In just 15 years, urban areas of China went from just a few percentage points of air conditioning penetration to over 100 percent — “i.e. more than one room air conditioner (AC) per urban household,” according to a recent report on the global AC boom by researchers at Lawrence Berkeley National Laboratory. And air conditioner sales are now increasing in India, Indonesia and Brazil by between 10 and 15 percent per year. India, a nation of 1.25 billion people, had just 5 percent air conditioning penetration in the year 2011. It will be the world’s biggest growth market.
There is a close relationship between household income and air conditioner adoption, with ownership increasing 2.7 percentage points per $1,000 of annual household income. Mexico in particular, expects a stupendous growth of air conditioning over the 21st century, from 13 percent to as much as 81 percent of homes acquiring it. With it will come a huge extra source of emissions.
Alarmed at the implications, scientists are now trying to make conditioners more energy efficient, and less dependent on HFCs or hydrofluorocarbons as refrigerants that act as an extremely powerful greenhouse gas. The aim is to achieve a 25 to 30 percent improvement in efficiency, which is a feasible target and would make a big difference to peak demand for electricity. Something called “mini-split air conditioners” are already available today in Korea, offering a 50 percent gain in energy efficiency over traditional products. Even 30 percent more efficient air conditioners, (and the phase out HFCs at the same time), could effectively offset the construction of as many as 1,550 peak power plants.
Cumulatively, by 2050, given the greater efficiency, the world could avoid 98 billion tons of carbon dioxide emissions.

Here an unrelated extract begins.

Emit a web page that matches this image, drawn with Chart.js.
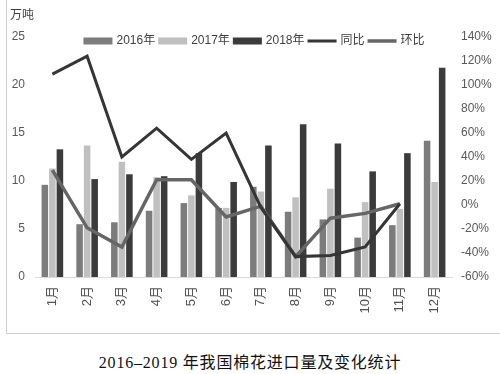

That figure represents 10 percent of the roughly 1,000 billion tons of CO2 that we could still emit from the year 2011 forward, according to scientists, and still have the possibility of keeping the planet’s warming below the target of 2 degrees Celsius. (Chris Mooney and Brady Dennis, New Scientist, May 31, 2016).
My own, un- scientific, observation is that people with air conditioning often seem to leave it on all day while they are out at work, hoping, no doubt, to return to a cool house. There ought to be an electronic system that turns the cooling off when you lock the front door as you leave, and on again when you return. Some people are extraordinarily wasteful and unaware of their effect on the environment. When I first went to America I noticed how carelessly power is used – because it is cheap. Not so in Britain, where electricity bills are a political issue. There, air conditioners are rare, but for how long as summers get warmer?
Personally I’m not a fan of air conditioning. I don’t like how expensive it is, including installation and maintenance costs. I’m very glad I live in a country where it is rare, at least outside of offices. The only place it could be used more is in London underground stations, which get uncomfortably hot very often. And no, I don’t think air conditioning will become widespread any time soon. A lot of British people like being a bit warmer, and the costs would be too prohibitive for most people.